Working data –
■ ■ ■ ■ ■

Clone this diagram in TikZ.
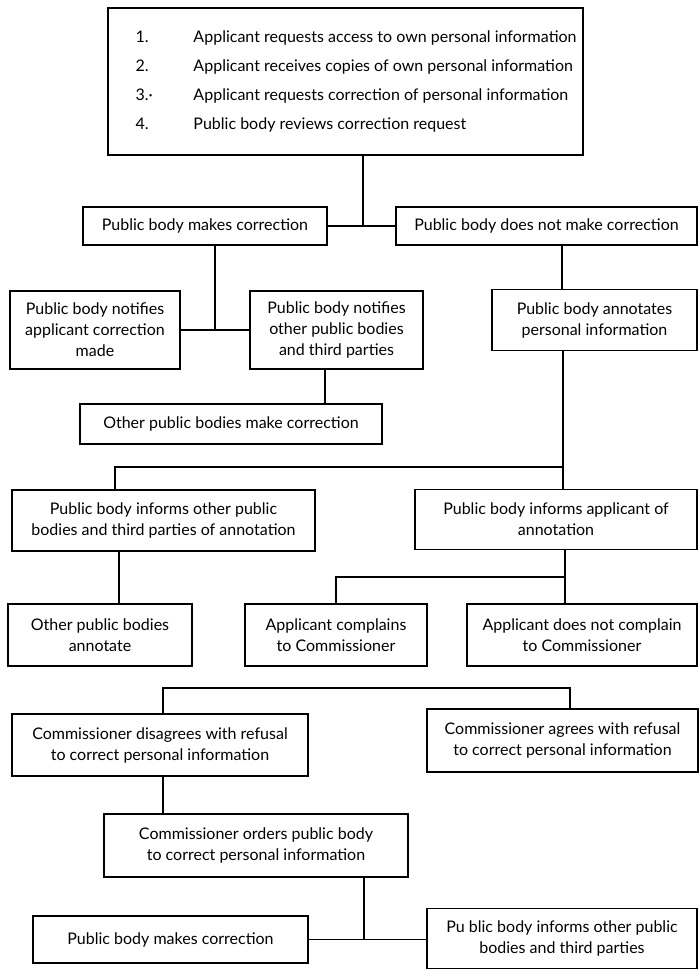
\documentclass[tikz,border=0pt]{standalone}
\usepackage{fontspec}
\setmainfont{Lato}
\usepackage{tikz}
\usetikzlibrary{positioning,calc}
\tikzset{
  figfont/.style={font=\fontsize{16}{21}\selectfont},
  figbox/.style={draw, line width=1.6pt, align=center, inner sep=3pt, fill=white},
  figline/.style={line width=1.2pt},
}

\begin{document}
\begin{tikzpicture}[figfont, x=1pt, y=-1pt]
  \useasboundingbox (0,0) rectangle (699,970);

  % Request box
  \node[figbox, minimum width=475pt, minimum height=147pt] (req) at (345.5,81.5)
    {\begin{tabular}{@{\hspace{21pt}}p{46pt}l@{}}
      \rule{0pt}{6pt}1. & Applicant requests access to own personal information\\[8pt]
      2. & Applicant receives copies of own personal information\\[8pt]
      3.· & Applicant requests correction of personal information\\[8pt]
      4. & Public body reviews correction request
     \end{tabular}};

  % Correction or not
  \node[figbox, minimum width=244pt, minimum height=38pt] (pmc) at (205,226) {Public body makes correction};
  \node[figbox, minimum width=301pt, minimum height=38pt] (pnc) at (546.5,226) {Public body does not make correction};

  % Correction branch
  \node[figbox, minimum width=170pt, minimum height=78pt] (nap) at (95,330) {Public body notifies\\applicant correction\\made};
  \node[figbox, minimum width=173pt, minimum height=78pt] (nop) at (336.5,330) {Public body notifies\\other public bodies\\and third parties};
  \node[figbox, minimum width=302pt, minimum height=40pt] (omc) at (231,424) {Other public bodies make correction};

  % Annotation branch
  \node[figbox, minimum width=205pt, minimum height=61pt] (pan) at (594.5,320) {Public body annotates\\personal information};
  \node[figbox, minimum width=303pt, minimum height=61pt] (poi) at (163.5,520.5) {Public body informs other public\\bodies and third parties of annotation};
  \node[figbox, minimum width=282pt, minimum height=60pt] (pia) at (556,519.5) {Public body informs applicant of\\annotation};
  \node[figbox, minimum width=184pt, minimum height=62pt] (opa) at (100,635) {Other public bodies\\annotate};
  \node[figbox, minimum width=182pt, minimum height=62pt] (pac) at (336,635) {Applicant complains\\to Commissioner};
  \node[figbox, minimum width=230pt, minimum height=62pt] (pdn) at (582,635) {Applicant does not complain\\to Commissioner};

  % Commissioner
  \node[figbox, minimum width=296pt, minimum height=62pt] (cdis) at (160,745) {Commissioner disagrees with refusal\\to correct personal information};
  \node[figbox, minimum width=271pt, minimum height=63pt] (cag) at (562.5,740.5) {Commissioner agrees with refusal\\to correct personal information};
  \node[figbox, minimum width=304pt, minimum height=63pt] (cord) at (256,845.5) {Commissioner orders public body\\to correct personal information};
  \node[figbox, minimum width=275pt, minimum height=47pt] (pmcb) at (170.5,939.5) {Public body makes correction};
  \node[figbox, minimum width=270pt, minimum height=60pt] (pio) at (562,938.5) {Pu blic body informs other public\\bodies and third parties};

  % Junctions
  \coordinate (j1) at (363,226);
  \coordinate (j2) at (215,330);
  \coordinate (j3) at (562,0);
  \coordinate (j4) at (325,0);
  \coordinate (j5) at (563,467);
  \coordinate (j5b) at (115,467);
  \coordinate (j6) at (119,0);
  \coordinate (j7) at (565,577);
  \coordinate (j7b) at (336,577);
  \coordinate (j8a) at (163,688);
  \coordinate (j8b) at (570,688);
  \coordinate (j10) at (364,939.5);

  % Connectors
  \draw[figline] (req.south -| j1) -- (j1);
  \draw[figline] (pmc) -- (pnc);
  \draw[figline] (pmc.south -| j2) -- (j2);
  \draw[figline] (nap) -- (nop);
  \draw[figline] (pnc.south -| j3) -- (pan.north -| j3);
  \draw[figline] (nop.south -| j4) -- (omc.north -| j4);
  \draw[figline] (pan.south -| j5) -- (pia.north -| j5);
  \draw[figline] (j5) -- (j5b) -- (poi.north -| j5b);
  \draw[figline] (poi.south -| j6) -- (opa.north -| j6);
  \draw[figline] (pia.south -| j7) -- (pdn.north -| j7);
  \draw[figline] (j7) -- (j7b) -- (pac.north -| j7b);
  \draw[figline] (cdis.north -| j8a) -- (j8a) -- (j8b) -- (cag.north -| j8b);
  \draw[figline] (cdis.south -| j8a) -- (cord.north -| j8a);
  \draw[figline] (cord.south -| j10) -- (j10);
  \draw[figline] (pmcb.east) -- (pmcb.east -| pio.west);
\end{tikzpicture}
\end{document}
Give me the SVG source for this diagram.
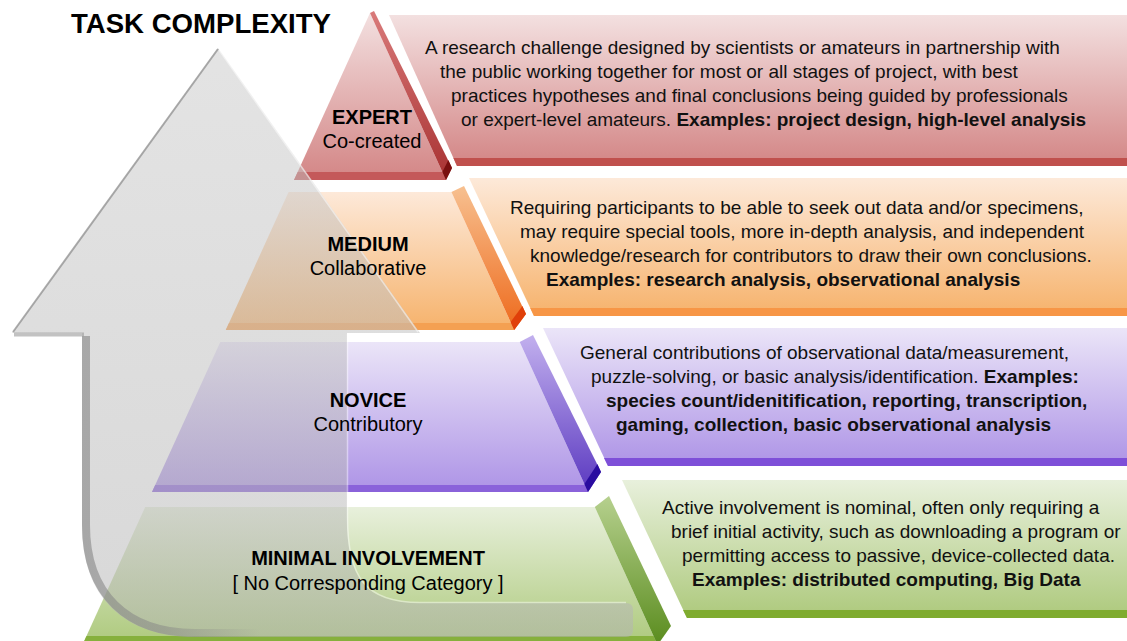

■ ■ ■ ■ ■

What to produce –
Leave out the pictures and repeat the lines from the start of the material through the line with "minimum width=301pt, minimum", inclusive.

Correct response –
Clone this diagram in TikZ.
\documentclass[tikz,border=0pt]{standalone}
\usepackage{fontspec}
\setmainfont{Lato}
\usepackage{tikz}
\usetikzlibrary{positioning,calc}
\tikzset{
  figfont/.style={font=\fontsize{16}{21}\selectfont},
  figbox/.style={draw, line width=1.6pt, align=center, inner sep=3pt, fill=white},
  figline/.style={line width=1.2pt},
}

\begin{document}
\begin{tikzpicture}[figfont, x=1pt, y=-1pt]
  \useasboundingbox (0,0) rectangle (699,970);

  % Request box
  \node[figbox, minimum width=475pt, minimum height=147pt] (req) at (345.5,81.5)
    {\begin{tabular}{@{\hspace{21pt}}p{46pt}l@{}}
      \rule{0pt}{6pt}1. & Applicant requests access to own personal information\\[8pt]
      2. & Applicant receives copies of own personal information\\[8pt]
      3.· & Applicant requests correction of personal information\\[8pt]
      4. & Public body reviews correction request
     \end{tabular}};

  % Correction or not
  \node[figbox, minimum width=244pt, minimum height=38pt] (pmc) at (205,226) {Public body makes correction};
  \node[figbox, minimum width=301pt, minimum height=38pt] (pnc) at (546.5,226) {Public body does not make correction};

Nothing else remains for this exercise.